_SUPPLIED INFORMATION_

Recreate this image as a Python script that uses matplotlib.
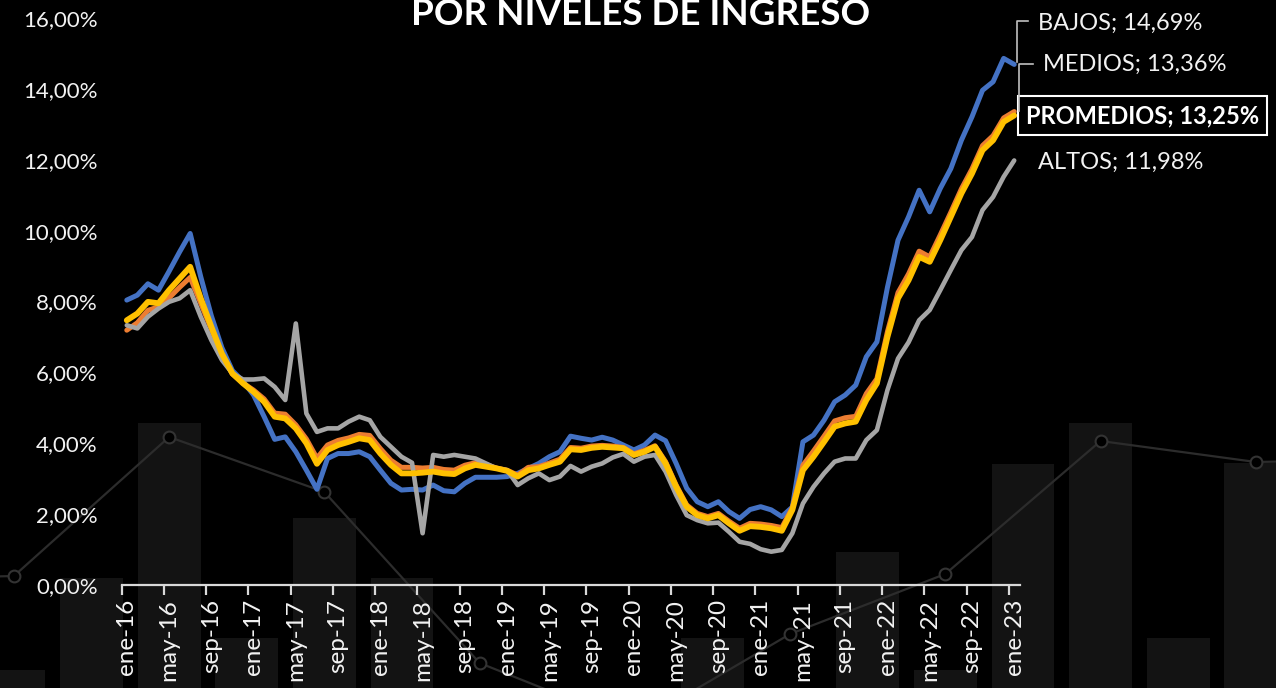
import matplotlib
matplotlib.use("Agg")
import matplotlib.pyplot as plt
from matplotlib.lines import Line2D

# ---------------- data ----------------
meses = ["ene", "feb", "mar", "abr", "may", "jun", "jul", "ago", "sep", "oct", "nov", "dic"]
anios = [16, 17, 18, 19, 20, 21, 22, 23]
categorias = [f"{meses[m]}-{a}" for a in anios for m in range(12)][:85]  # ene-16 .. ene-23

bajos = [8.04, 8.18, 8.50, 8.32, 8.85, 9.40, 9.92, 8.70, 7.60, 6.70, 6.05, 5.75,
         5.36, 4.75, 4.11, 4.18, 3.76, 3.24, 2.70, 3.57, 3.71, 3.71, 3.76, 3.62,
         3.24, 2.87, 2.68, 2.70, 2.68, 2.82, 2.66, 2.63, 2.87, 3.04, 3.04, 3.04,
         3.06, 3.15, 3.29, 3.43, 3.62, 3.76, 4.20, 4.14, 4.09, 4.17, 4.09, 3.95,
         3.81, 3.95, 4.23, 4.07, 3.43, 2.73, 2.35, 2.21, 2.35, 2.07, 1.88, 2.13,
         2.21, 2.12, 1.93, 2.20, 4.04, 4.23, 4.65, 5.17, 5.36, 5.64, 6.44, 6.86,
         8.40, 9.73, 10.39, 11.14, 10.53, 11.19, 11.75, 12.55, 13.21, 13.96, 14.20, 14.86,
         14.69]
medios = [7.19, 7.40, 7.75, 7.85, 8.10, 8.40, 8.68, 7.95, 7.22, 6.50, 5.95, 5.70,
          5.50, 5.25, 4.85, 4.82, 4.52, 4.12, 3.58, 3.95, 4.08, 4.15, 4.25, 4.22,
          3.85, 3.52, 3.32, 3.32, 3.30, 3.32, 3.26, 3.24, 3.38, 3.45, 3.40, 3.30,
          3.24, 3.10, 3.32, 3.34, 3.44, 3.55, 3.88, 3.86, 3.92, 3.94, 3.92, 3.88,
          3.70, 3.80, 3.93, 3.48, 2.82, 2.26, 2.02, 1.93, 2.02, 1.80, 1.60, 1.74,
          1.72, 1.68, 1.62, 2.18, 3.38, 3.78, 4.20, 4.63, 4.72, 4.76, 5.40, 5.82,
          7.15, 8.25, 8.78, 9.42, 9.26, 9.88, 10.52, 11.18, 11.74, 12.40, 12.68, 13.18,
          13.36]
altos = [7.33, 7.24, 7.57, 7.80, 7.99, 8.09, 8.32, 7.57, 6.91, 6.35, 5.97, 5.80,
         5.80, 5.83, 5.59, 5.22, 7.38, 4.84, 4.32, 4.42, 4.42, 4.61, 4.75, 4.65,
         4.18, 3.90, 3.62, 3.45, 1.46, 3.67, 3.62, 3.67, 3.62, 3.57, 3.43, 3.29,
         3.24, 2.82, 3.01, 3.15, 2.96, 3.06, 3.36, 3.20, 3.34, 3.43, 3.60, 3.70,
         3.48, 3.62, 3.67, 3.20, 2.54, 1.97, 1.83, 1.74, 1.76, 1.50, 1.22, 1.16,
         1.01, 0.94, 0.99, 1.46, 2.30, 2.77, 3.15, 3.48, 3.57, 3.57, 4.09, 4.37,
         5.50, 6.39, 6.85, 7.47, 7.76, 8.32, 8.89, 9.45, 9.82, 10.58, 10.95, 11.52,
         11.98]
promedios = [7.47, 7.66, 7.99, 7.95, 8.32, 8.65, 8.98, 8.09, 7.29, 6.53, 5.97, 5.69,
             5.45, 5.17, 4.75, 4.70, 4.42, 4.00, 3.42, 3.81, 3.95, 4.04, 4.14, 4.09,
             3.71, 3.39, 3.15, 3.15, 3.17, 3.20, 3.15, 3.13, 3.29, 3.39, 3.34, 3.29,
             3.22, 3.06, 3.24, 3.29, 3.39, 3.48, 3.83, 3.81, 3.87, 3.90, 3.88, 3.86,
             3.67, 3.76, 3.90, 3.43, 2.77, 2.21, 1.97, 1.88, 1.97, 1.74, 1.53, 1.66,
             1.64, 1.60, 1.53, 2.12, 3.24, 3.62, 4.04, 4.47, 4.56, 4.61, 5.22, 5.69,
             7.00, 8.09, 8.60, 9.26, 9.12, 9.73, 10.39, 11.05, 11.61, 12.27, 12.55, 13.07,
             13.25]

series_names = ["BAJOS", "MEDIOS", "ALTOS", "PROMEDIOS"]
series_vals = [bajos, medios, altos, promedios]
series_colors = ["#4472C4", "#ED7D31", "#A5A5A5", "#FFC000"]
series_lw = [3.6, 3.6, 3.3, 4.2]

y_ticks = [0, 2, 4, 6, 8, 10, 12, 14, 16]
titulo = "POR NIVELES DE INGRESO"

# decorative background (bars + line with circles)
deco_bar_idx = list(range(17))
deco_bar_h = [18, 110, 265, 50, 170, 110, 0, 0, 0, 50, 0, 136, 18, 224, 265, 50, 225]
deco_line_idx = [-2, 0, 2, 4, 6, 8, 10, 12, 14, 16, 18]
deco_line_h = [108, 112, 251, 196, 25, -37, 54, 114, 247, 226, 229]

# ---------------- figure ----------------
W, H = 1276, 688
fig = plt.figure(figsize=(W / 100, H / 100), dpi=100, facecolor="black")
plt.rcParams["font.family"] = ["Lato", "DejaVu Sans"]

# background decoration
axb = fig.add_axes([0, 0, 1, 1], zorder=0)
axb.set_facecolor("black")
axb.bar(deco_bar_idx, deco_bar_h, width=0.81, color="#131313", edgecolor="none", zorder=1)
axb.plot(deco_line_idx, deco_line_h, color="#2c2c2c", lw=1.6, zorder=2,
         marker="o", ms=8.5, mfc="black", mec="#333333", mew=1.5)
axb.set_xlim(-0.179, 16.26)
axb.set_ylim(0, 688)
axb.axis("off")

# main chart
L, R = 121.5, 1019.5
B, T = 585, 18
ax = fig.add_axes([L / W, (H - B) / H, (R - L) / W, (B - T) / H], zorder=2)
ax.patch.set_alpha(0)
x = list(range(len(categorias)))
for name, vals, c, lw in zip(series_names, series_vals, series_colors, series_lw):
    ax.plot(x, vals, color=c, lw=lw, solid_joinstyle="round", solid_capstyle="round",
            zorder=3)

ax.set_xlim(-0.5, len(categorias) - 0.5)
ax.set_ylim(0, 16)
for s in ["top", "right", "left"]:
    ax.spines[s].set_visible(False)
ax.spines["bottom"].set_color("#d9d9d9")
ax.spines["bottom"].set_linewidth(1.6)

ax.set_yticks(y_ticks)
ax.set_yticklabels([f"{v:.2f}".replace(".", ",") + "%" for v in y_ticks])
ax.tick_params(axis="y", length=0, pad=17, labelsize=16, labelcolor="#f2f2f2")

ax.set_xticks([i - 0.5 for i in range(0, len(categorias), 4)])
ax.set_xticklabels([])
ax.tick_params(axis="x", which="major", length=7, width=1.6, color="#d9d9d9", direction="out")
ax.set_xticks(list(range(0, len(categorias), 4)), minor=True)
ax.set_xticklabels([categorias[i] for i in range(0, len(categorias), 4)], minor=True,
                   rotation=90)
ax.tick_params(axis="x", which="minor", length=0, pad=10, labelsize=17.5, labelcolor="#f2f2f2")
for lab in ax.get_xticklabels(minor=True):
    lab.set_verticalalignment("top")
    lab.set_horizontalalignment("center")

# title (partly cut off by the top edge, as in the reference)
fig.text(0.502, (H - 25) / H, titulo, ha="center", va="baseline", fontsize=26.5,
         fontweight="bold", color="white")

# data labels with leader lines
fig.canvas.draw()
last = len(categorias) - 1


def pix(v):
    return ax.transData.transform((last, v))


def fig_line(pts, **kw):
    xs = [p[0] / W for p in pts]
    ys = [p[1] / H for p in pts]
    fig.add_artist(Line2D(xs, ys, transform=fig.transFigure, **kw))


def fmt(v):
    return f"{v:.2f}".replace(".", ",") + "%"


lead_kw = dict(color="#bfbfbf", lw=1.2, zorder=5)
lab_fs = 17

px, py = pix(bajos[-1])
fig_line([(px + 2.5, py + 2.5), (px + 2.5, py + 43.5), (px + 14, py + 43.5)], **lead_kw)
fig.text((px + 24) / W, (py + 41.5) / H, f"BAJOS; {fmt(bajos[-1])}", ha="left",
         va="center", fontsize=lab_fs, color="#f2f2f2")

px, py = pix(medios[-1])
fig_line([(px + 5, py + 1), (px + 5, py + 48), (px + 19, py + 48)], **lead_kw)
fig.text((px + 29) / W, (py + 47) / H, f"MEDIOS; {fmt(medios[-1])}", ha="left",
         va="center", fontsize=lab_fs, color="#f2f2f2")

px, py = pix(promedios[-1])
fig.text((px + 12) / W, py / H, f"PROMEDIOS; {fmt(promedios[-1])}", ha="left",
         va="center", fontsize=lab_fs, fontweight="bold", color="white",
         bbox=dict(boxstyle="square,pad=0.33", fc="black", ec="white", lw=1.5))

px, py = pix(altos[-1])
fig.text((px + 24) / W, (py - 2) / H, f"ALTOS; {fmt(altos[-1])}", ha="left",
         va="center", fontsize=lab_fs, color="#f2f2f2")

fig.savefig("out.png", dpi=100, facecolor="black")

_TO DO_
Leave the pictures out and please restate exactly the lines running from the start of the material through the one with "ene-16 .. ene-23".

_SOLUTION FOR THIS EXERCISE_
Recreate this image as a Python script that uses matplotlib.
import matplotlib
matplotlib.use("Agg")
import matplotlib.pyplot as plt
from matplotlib.lines import Line2D

# ---------------- data ----------------
meses = ["ene", "feb", "mar", "abr", "may", "jun", "jul", "ago", "sep", "oct", "nov", "dic"]
anios = [16, 17, 18, 19, 20, 21, 22, 23]
categorias = [f"{meses[m]}-{a}" for a in anios for m in range(12)][:85]  # ene-16 .. ene-23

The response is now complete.